20. The non-selection of a company for individual review can have significant ramifications for that company. In the second and third administrative reviews, all companies selected for individual examination received rates that there were either zero or de minimis. Because the USDOC typically excludes from the all-others rate calculation zero and de minimis rates, the USDOC in both instances relied on the results of the first administrative review, which in turn relied on calculations from the original investigation. The USDOC relied on a prior phase of the proceeding to assign a margin for companies not individually reviewed in a subsequent review. The fact that in both cases the companies selected as mandatory respondents received a zero or de minimis margin was ignored in determining the rate for the non-individually reviewed companies eligible to receive the all-others rate.

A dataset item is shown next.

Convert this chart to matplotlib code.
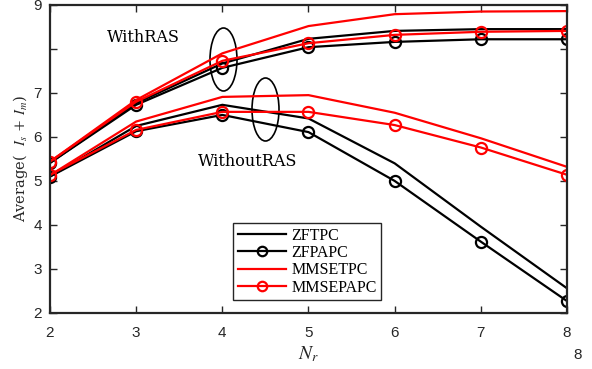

21. The limited selection of respondents also adversely impacts a company's ability to prove the absence of dumping and have an antidumping duty order revoked. A company not afforded the opportunity to participate in administrative reviews likewise does not have the opportunity to establish that it no longer engages in dumping. United States law, consistent with Article 11.1 of the Agreement, provides for revocation of an antidumping duty order where a company has been found to not dump for three consecutive years. Yet, by refusing to individually examine all companies seeking review, the USDOC severely limits the number of companies that qualify for revocation under this provision, making the law irrelevant for most companies seeking revocation.